I learnt to bake bread in self defense. That happened thirty some years ago when I was a green arrival to the frozen vastness of North Dakota. At first, the perishingly cold winter nearly did me in. Food tasted flat and unappetising to my Latin American taste buds came close to finishing the job. Most of all, I missed the crisp, warm baguette bakers delivered twice a day to my Brazilian home. In North Dakota, the pale, unnapetising loaves I bought at the supermarket had a mouth feel of ancient papier mache.

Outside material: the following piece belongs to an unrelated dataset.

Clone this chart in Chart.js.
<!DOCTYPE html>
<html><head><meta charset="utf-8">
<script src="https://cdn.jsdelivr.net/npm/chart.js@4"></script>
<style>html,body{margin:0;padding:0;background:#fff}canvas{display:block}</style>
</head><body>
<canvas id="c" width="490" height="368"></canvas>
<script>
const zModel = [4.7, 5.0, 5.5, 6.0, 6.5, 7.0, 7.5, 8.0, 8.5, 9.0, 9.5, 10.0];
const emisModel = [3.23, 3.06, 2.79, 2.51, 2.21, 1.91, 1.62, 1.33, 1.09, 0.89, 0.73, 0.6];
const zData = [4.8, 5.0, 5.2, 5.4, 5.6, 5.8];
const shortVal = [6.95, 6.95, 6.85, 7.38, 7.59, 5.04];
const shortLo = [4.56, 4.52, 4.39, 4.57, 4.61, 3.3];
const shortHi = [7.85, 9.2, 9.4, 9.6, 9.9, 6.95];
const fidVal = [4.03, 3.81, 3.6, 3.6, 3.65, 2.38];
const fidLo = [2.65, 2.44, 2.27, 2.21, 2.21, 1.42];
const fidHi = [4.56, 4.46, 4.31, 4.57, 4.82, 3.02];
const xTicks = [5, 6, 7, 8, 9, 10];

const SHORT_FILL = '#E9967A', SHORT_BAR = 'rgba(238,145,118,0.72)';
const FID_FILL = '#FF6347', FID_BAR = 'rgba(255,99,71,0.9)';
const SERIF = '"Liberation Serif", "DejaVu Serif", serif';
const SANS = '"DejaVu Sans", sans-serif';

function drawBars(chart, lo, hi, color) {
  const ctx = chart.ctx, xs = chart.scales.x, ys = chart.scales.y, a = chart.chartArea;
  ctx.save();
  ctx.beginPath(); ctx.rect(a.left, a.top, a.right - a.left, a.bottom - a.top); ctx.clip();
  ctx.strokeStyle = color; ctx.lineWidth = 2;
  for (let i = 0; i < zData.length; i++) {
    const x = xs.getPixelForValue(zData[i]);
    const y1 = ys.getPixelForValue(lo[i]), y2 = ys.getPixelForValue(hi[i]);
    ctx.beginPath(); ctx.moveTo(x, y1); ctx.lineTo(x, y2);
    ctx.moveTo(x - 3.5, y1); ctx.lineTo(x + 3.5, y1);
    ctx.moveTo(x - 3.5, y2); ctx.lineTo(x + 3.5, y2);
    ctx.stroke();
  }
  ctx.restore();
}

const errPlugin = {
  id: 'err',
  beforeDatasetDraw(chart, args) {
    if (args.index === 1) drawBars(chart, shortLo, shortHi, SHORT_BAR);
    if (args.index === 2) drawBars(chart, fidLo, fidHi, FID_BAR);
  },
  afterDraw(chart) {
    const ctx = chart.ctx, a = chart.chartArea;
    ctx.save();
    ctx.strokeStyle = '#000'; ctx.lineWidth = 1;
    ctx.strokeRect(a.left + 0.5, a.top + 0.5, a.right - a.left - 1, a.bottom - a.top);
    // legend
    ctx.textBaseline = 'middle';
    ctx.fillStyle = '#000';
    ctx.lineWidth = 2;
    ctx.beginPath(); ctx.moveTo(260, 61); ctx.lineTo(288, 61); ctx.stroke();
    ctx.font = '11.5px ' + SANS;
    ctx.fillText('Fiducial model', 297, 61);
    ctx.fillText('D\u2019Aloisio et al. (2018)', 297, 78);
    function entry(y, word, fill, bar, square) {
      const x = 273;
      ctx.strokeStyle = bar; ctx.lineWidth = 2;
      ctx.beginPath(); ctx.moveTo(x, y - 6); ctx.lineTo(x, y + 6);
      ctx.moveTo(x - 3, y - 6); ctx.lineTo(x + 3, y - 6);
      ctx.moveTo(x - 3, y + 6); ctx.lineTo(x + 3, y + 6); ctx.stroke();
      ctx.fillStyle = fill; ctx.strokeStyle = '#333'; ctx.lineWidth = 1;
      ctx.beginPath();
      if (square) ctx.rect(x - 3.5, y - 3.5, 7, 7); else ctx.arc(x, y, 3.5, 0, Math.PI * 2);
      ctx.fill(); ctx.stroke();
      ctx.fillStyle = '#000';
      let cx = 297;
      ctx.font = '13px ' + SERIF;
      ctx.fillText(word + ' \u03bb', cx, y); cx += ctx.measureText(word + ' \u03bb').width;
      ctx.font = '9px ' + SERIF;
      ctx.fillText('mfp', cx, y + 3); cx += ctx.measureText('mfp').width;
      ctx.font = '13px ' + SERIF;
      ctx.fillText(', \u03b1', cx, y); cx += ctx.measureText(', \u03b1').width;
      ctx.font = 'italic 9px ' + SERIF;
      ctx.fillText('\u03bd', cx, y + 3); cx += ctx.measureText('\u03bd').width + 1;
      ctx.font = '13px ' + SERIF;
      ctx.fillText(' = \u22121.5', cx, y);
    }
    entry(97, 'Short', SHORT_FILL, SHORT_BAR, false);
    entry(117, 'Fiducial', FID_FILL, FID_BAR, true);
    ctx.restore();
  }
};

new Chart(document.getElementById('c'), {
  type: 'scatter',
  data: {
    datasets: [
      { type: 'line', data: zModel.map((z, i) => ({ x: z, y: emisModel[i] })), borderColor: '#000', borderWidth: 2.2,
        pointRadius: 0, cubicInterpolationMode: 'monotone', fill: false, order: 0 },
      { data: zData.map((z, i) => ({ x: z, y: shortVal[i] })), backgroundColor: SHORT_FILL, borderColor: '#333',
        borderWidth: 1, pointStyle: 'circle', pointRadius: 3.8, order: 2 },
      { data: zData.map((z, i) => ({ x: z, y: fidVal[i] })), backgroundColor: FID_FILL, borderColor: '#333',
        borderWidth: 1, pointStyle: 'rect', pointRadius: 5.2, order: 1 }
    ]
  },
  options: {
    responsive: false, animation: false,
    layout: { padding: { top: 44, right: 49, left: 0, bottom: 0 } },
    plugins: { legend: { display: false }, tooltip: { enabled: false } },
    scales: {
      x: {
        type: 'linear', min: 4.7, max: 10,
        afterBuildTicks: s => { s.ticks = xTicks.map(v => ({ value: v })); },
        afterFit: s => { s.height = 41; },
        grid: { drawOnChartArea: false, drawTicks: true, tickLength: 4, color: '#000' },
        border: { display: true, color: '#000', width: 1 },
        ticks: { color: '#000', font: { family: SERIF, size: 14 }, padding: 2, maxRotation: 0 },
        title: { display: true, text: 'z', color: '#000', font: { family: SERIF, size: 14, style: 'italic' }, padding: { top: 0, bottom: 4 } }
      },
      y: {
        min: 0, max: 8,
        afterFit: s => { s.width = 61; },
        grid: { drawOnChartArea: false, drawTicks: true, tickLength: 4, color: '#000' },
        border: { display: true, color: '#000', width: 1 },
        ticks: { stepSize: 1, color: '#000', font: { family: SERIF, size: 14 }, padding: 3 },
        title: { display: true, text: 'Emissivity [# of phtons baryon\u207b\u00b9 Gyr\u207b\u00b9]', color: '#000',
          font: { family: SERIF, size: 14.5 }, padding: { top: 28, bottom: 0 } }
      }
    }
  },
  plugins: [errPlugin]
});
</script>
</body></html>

There was good bread in North Dakota all right. It was baked at home by people whose Scandinavian culinary history was rich, if utterly foreign to me. The Norwegian families I knew baked thin pancake like lefse similar to a tortilla, but made with flour and potatoes rather than masa harina. They baked rye and whole wheat bread, delicate pastries, delectable cookies richly flavored cakes and pies. A friend who had perfected her culinary skills at the kitchen of Eastern European Jewish immigrants, took pity on me. Under her tutelage I progressed from basic English muffin bread, to hamburger to bagels, golden braided Challah. I found a little health food store that carried a large variety of grain and flour with lecithin thrown in as a better for you baked goods preservative. I have been baking bread ever since.
Throughout my bread baking career I had two memorable disasters. The first was when I added so much salt to the dough–I am incapable of talking and mixing dough simultaneously–that the bread ended up tasting like a pretzel. The latest disaster happened yesterday when I prepared a a double batch of honey one bread minus the yeast. Actually, yesterday disaster was averted by a little risk taking. Once I realised that the dough had not risen, I decided that adding the yeast at that stage might just work. If it didn’t, I’d have to settle for matzos.
I dissolved the yeast without using a thermometer–another example of risky behavior in the kitchen–and kneaded it into the load. It worked. I got the four beautiful loaves pictured above. One of them I will share with friends with whom I am having lunch tomorrow. It is my belief that baking bread is good, but breaking bread with friends is better.